A statement from European Commission vice president Maroš Šefčovič said “the European Union wishes to have a positive and stable relationship with the United Kingdom,” but added “it is with significant concern that we take note of [the] decision by the UK government to table legislation disapplying core elements of the Protocol.”
He said: “Renegotiating the Protocol is unrealistic… The Commission will also consider launching new infringement procedures that protect the EU Single Market from the risks that the violation of the Protocol creates for EU businesses and for the health and safety of EU citizens.”
‘Brink of trade war’
Business chiefs have warned the Evening Standard that the UK is now “teetering on the brink of a trade war” with Europe.

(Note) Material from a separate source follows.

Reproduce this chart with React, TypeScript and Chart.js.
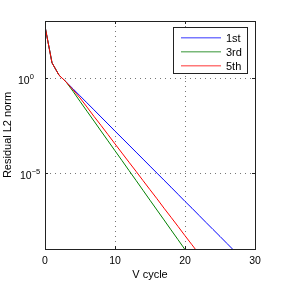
import React, { useEffect, useRef } from "react";
import { Chart, registerables } from "chart.js";

Chart.register(...registerables);

const cycles = [0, 1, 2, 3, 4, 5, 6, 7, 8, 9, 10, 11, 12, 13, 14, 15, 16, 17, 18, 19, 20, 21, 22, 23, 24, 25, 26, 27];
const firstValues = [525, 6.3, 1.41, 0.63, 0.27, 0.115, 0.049, 0.021, 8.9e-3, 3.8e-3, 1.6e-3, 6.9e-4, 2.95e-4, 1.26e-4, 5.4e-5, 2.3e-5, 9.8e-6, 4.2e-6, 1.8e-6, 7.6e-7, 3.2e-7, 1.4e-7, 5.9e-8, 2.5e-8, 1.07e-8, 4.6e-9, 1.95e-9, 8.3e-10];
const thirdValues = [525, 6.3, 1.41, 0.63, 0.2, 0.059, 0.0178, 5.4e-3, 1.62e-3, 4.9e-4, 1.48e-4, 4.5e-5, 1.35e-5, 4.1e-6, 1.23e-6, 3.7e-7, 1.12e-7, 3.4e-8, 1.02e-8, 3.1e-9, 9.3e-10];
const fifthValues = [525, 6.3, 1.41, 0.63, 0.24, 0.089, 0.0295, 9.5e-3, 3.2e-3, 1.05e-3, 3.4e-4, 1.12e-4, 3.7e-5, 1.23e-5, 4.0e-6, 1.32e-6, 4.4e-7, 1.41e-7, 4.7e-8, 1.55e-8, 5.0e-9, 1.66e-9, 5.5e-10];
const seriesLabels = ["1st", "3rd", "5th"];
const seriesColors = ["#0000ff", "#008000", "#ff0000"];
const legendColors = ["#7878ff", "#78b878", "#ff7878"];
const xTicks = [0, 10, 20, 30];
const yTicks = [1e-9, 1e-5, 1, 1e3];
const yLabelTicks = [1e-5, 1];
const xTitle = "V cycle";
const yTitle = "Residual L2 norm";

const FONT = "'Liberation Sans', Arial, Helvetica, sans-serif";

function toPoints(values: number[]) {
  return values.map((v, i) => ({ x: cycles[i], y: v }));
}

const framePlugin = {
  id: "matlabFrame",
  afterDraw(chart: any) {
    const ctx = chart.ctx as CanvasRenderingContext2D;
    const area = chart.chartArea;
    const xs = chart.scales.x;
    const ys = chart.scales.y;
    ctx.save();
    // frame
    ctx.strokeStyle = "#222";
    ctx.lineWidth = 1;
    ctx.strokeRect(Math.round(area.left) + 0.5, Math.round(area.top) + 0.5, Math.round(area.right - area.left), Math.round(area.bottom - area.top));
    // inner tick marks
    const tl = 3;
    ctx.beginPath();
    xTicks.forEach((t) => {
      const px = Math.round(xs.getPixelForValue(t)) + 0.5;
      ctx.moveTo(px, area.bottom);
      ctx.lineTo(px, area.bottom - tl);
      ctx.moveTo(px, area.top);
      ctx.lineTo(px, area.top + tl);
    });
    yLabelTicks.forEach((t) => {
      const py = Math.round(ys.getPixelForValue(t)) + 0.5;
      ctx.moveTo(area.left, py);
      ctx.lineTo(area.left + tl, py);
      ctx.moveTo(area.right, py);
      ctx.lineTo(area.right - tl, py);
    });
    ctx.stroke();

    // x tick labels
    ctx.fillStyle = "#000";
    ctx.font = `10.5px ${FONT}`;
    ctx.textAlign = "center";
    ctx.textBaseline = "alphabetic";
    xTicks.forEach((t) => {
      ctx.fillText(String(t), xs.getPixelForValue(t), area.bottom + 15);
    });

    // y tick labels with superscript exponent
    yLabelTicks.forEach((t) => {
      const py = ys.getPixelForValue(t);
      const exp = Math.round(Math.log10(t));
      const expStr = exp < 0 ? "\u2212" + String(-exp) : String(exp);
      ctx.textAlign = "left";
      ctx.font = `10.5px ${FONT}`;
      const baseW = ctx.measureText("10").width;
      const x0 = exp < 0 ? 20 : 18;
      ctx.fillText("10", x0, py + 5.5);
      ctx.font = `7.5px ${FONT}`;
      ctx.fillText(expStr, x0 + baseW, py + 0.5);
    });

    // axis titles
    ctx.font = `11px ${FONT}`;
    ctx.textAlign = "center";
    ctx.fillText(xTitle, (area.left + area.right) / 2, 277.5);
    ctx.save();
    ctx.translate(10.5, (area.top + area.bottom) / 2);
    ctx.rotate(-Math.PI / 2);
    ctx.fillText(yTitle, 0, 0);
    ctx.restore();

    // legend
    const lx = 173, ly = 27, lw = 74, lh = 46;
    ctx.fillStyle = "#fff";
    ctx.fillRect(lx, ly, lw, lh);
    ctx.strokeStyle = "#222";
    ctx.lineWidth = 1;
    ctx.strokeRect(lx + 0.5, ly + 0.5, lw, lh);
    ctx.font = `11px ${FONT}`;
    ctx.textAlign = "left";
    seriesLabels.forEach((lab, i) => {
      const ry = ly + 10 + i * 14;
      ctx.fillStyle = legendColors[i];
      ctx.fillRect(lx + 8, ry, 40, 1.5);
      ctx.fillStyle = "#000";
      ctx.fillText(lab, lx + 53, ry + 4.5);
    });
    ctx.restore();
  },
};

export default function App() {
  const canvasRef = useRef<HTMLCanvasElement | null>(null);

  useEffect(() => {
    if (!canvasRef.current) return;
    const seriesValues = [firstValues, thirdValues, fifthValues];
    const chart = new Chart(canvasRef.current, {
      type: "line",
      data: {
        datasets: seriesValues.map((vals, i) => ({
          label: seriesLabels[i],
          data: toPoints(vals),
          borderColor: seriesColors[i],
          backgroundColor: seriesColors[i],
          borderWidth: 1,
          pointRadius: 0,
          tension: 0,
          fill: false,
          order: 3 - i,
        })),
      },
      options: {
        animation: false,
        responsive: false,
        maintainAspectRatio: false,
        events: [],
        layout: { padding: { top: 21, right: 26, left: 0, bottom: 0 } },
        plugins: { legend: { display: false }, tooltip: { enabled: false }, title: { display: false } },
        scales: {
          x: {
            type: "linear",
            min: 0,
            max: 30,
            afterBuildTicks: (s: any) => {
              s.ticks = xTicks.map((v) => ({ value: v }));
            },
            afterFit: (s: any) => {
              s.height = 32;
            },
            ticks: { display: false },
            grid: { color: "#777", lineWidth: 1, drawTicks: false },
            border: { display: false, dash: [1, 4] },
          },
          y: {
            type: "logarithmic",
            min: 1e-9,
            max: 1e3,
            afterBuildTicks: (s: any) => {
              s.ticks = yTicks.map((v) => ({ value: v }));
            },
            afterFit: (s: any) => {
              s.width = 45;
            },
            ticks: { display: false },
            grid: { color: "#777", lineWidth: 1, drawTicks: false },
            border: { display: false, dash: [1, 4] },
          },
        },
      },
      plugins: [framePlugin],
    } as any);
    return () => chart.destroy();
  }, []);

  return (
    <div style={{ position: "absolute", left: 0, top: 0, width: 281, height: 281, background: "#fff" }}>
      <canvas ref={canvasRef} width={281} height={281} style={{ display: "block" }} />
    </div>
  );
}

Richard Burge, chief executive of the London Chamber of Commerce and Industry, said that such a situation would inflict “further economic pain” on the UK and argued the new plan for Northern Ireland “risks significant harm to businesses right across the whole of the UK.”

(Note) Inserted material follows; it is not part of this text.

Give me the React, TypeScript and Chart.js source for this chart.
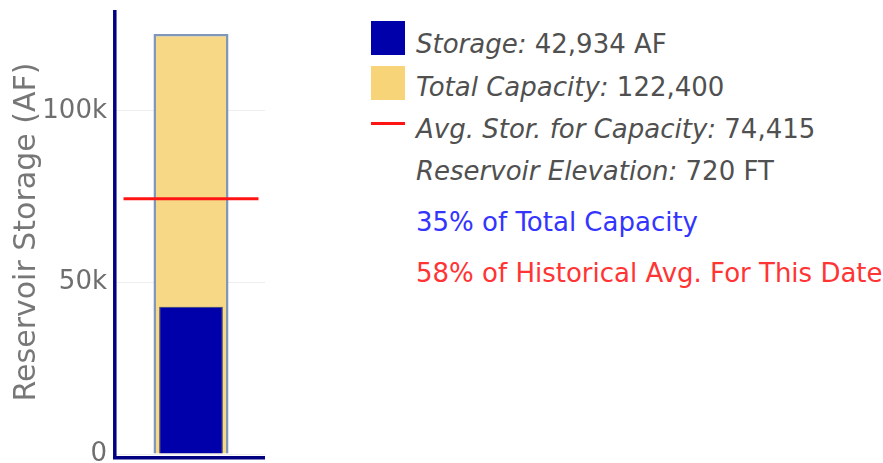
import React, { useEffect, useRef } from "react";
import { Chart, registerables } from "chart.js";

Chart.register(...registerables);

const categories = ["Reservoir"];
const storageValues = [42934];
const capacityValues = [122400];
const avgStorageValues = [74415];
const yMaxValue = 129400;
const yTickValues = [0, 50000, 100000];
const yTickLabels = ["0", "50k", "100k"];
const yAxisTitle = "Reservoir Storage (AF)";
const legendLabels = ["Storage:", "Total Capacity:", "Avg. Stor. for Capacity:", "Reservoir Elevation:"];
const legendValues = ["42,934 AF", "122,400", "74,415", "720 FT"];
const summaryLines = ["35% of Total Capacity", "58% of Historical Avg. For This Date"];

const FONT = "'DejaVu Sans', Verdana, sans-serif";
const BLUE = "#0000aa";
const YELLOW = "#f6d886";
const NAVY = "#000080";

const avgLinePlugin = {
  id: "avgLine",
  afterDatasetsDraw(chart: any) {
    const { ctx, scales } = chart;
    const xs = scales.x;
    const ys = scales.y;
    avgStorageValues.forEach((v, i) => {
      const cx = xs.getPixelForValue(i);
      const half = (xs.width / categories.length) * 0.456;
      const py = ys.getPixelForValue(v);
      ctx.save();
      ctx.strokeStyle = "#ff1414";
      ctx.lineWidth = 3;
      ctx.beginPath();
      ctx.moveTo(cx - half, py);
      ctx.lineTo(cx + half, py);
      ctx.stroke();
      ctx.restore();
    });
  },
};

// axis lines drawn just outside the plot area (like the original)
const axisLinePlugin = {
  id: "axisLines",
  afterDraw(chart: any) {
    const { ctx, chartArea } = chart;
    ctx.save();
    ctx.strokeStyle = NAVY;
    ctx.lineWidth = 3.5;
    ctx.beginPath();
    ctx.moveTo(chartArea.left - 2.2, chartArea.top);
    ctx.lineTo(chartArea.left - 2.2, chartArea.bottom + 5.5);
    ctx.moveTo(chartArea.left - 4, chartArea.bottom + 3.7);
    ctx.lineTo(chartArea.right, chartArea.bottom + 3.7);
    ctx.stroke();
    ctx.restore();
  },
};

function BarChart() {
  const ref = useRef<HTMLCanvasElement>(null);
  useEffect(() => {
    if (!ref.current) return;
    const chart = new Chart(ref.current, {
      type: "bar",
      data: {
        labels: categories,
        datasets: [
          {
            label: "Storage",
            data: storageValues,
            backgroundColor: BLUE,
            borderColor: "#2b3f78",
            borderWidth: 1,
            grouped: false,
            barPercentage: 0.43,
            categoryPercentage: 1,
          } as any,
          {
            label: "Total Capacity",
            data: capacityValues,
            backgroundColor: YELLOW,
            borderColor: "#7f97b8",
            borderWidth: 2.5,
            grouped: false,
            barPercentage: 0.507,
            categoryPercentage: 1,
          } as any,
        ],
      },
      options: {
        animation: false,
        responsive: false,
        maintainAspectRatio: false,
        layout: { padding: { top: 10, right: 10, left: 0, bottom: 0 } },
        plugins: { legend: { display: false }, tooltip: { enabled: false } },
        scales: {
          x: {
            grid: { display: false, drawTicks: false },
            border: { display: false },
            ticks: { display: false },
            afterFit: (s: any) => {
              s.height = 26;
              s.paddingLeft = 0;
              s.paddingRight = 0;
            },
          },
          y: {
            min: 0,
            max: yMaxValue,
            border: { display: false },
            grid: { color: "#eeeeee", lineWidth: 1, drawTicks: false },
            afterBuildTicks: (s: any) => {
              s.ticks = yTickValues.map((v) => ({ value: v }));
            },
            ticks: {
              padding: 10,
              color: "#6e6e6e",
              font: { family: FONT, size: 26 },
              callback: (v: any) => {
                const i = yTickValues.indexOf(Number(v));
                return i >= 0 ? yTickLabels[i] : "";
              },
            },
            title: {
              display: true,
              text: yAxisTitle,
              color: "#777777",
              font: { family: FONT, size: 30 },
              padding: { top: 9, bottom: 0 },
            },
            afterFit: (s: any) => {
              s.width = 117;
              s.paddingTop = 0;
              s.paddingBottom = 0;
            },
          },
        },
      },
      plugins: [avgLinePlugin, axisLinePlugin],
    });
    return () => chart.destroy();
  }, []);
  return (
    <canvas
      ref={ref}
      width={275}
      height={480}
      style={{ position: "absolute", left: 0, top: 0, width: 275, height: 480 }}
    />
  );
}

export default function App() {
  const rowCenters = [44, 87, 129, 171];
  const summaryCenters = [222, 273];
  const summaryColors = ["#3434ff", "#ff3434"];
  const lh = 34;
  return (
    <div
      style={{
        position: "fixed",
        left: 0,
        top: 0,
        width: 883,
        height: 463,
        overflow: "hidden",
        background: "#fff",
        fontFamily: FONT,
      }}
    >
      <BarChart />
      <div style={{ position: "absolute", left: 371, top: 21, width: 34, height: 34, background: BLUE }} />
      <div style={{ position: "absolute", left: 371, top: 66, width: 34, height: 34, background: "#f6d477" }} />
      <div style={{ position: "absolute", left: 371, top: 122, width: 34, height: 3, background: "#ff1414" }} />
      {legendLabels.map((lab, i) => (
        <div
          key={lab}
          style={{
            position: "absolute",
            left: 416,
            top: rowCenters[i] - lh / 2,
            height: lh,
            lineHeight: lh + "px",
            fontSize: 26,
            color: "#505050",
            whiteSpace: "nowrap",
          }}
        >
          <span style={{ fontStyle: "italic" }}>{lab}</span> {legendValues[i]}
        </div>
      ))}
      {summaryLines.map((t, i) => (
        <div
          key={t}
          style={{
            position: "absolute",
            left: 416,
            top: summaryCenters[i] - lh / 2,
            height: lh,
            lineHeight: lh + "px",
            fontSize: 26,
            color: summaryColors[i],
            whiteSpace: "nowrap",
          }}
        >
          {t}
        </div>
      ))}
    </div>
  );
}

Prime minister Boris Johnson has dismissed concern around the legislation introduced by the government yesterday (13 June) which includes Britain’s plans for overriding the Protocol.
He insists that the changes represent a “relatively trivial set of adjustments in the grand scheme of things,” adding that any retaliatory moves would be “preposterous” and be a “gross, gross overreaction.”
Johnson told LBC that the changes are essential if power sharing is to be re-established in Northern Ireland, and that he has to respect the “symmetry of the Belfast Good Friday Agreement.”
The latest twist in the protracted Protocol negotiations puts the UK and Europe in a dangerous game of bluff, with Boris Johnson betting that Europe won’t risk hurting its own businesses and deepening its own cost of living crisis by applying punitive measures.
According to the BBC’s economics editor, Faisal Islam, Polish prime minister, Mateusz Morawiecki, said trade wars are always a "lose-lose situation,” meaning there is still uncertainty about whether the EU will pull the trigger and mount any serious reprisals.
Brexit opportunities minister Jacob Rees-Mogg has called the idea that the EU would levy tariffs as an "act of self-harm."
The Guardian, however, is reporting that the EU is vowing to use “all measures at its disposal.”
That said, it also comments that “imposing tariffs is not a quick action,” with the EU needing to go through a prolonged dispute-settlement process first – as outlined in the Brexit withdrawal agreement.
The EU has previously said it would retaliate if any part of the Northern Ireland Protocol is ripped up.
Measures at its disposal include cancelling the EU-UK Trade and Cooperation Agreement (TCA) in its entirety, or invoking article 521 of the deal which would allow it to suspend parts of it.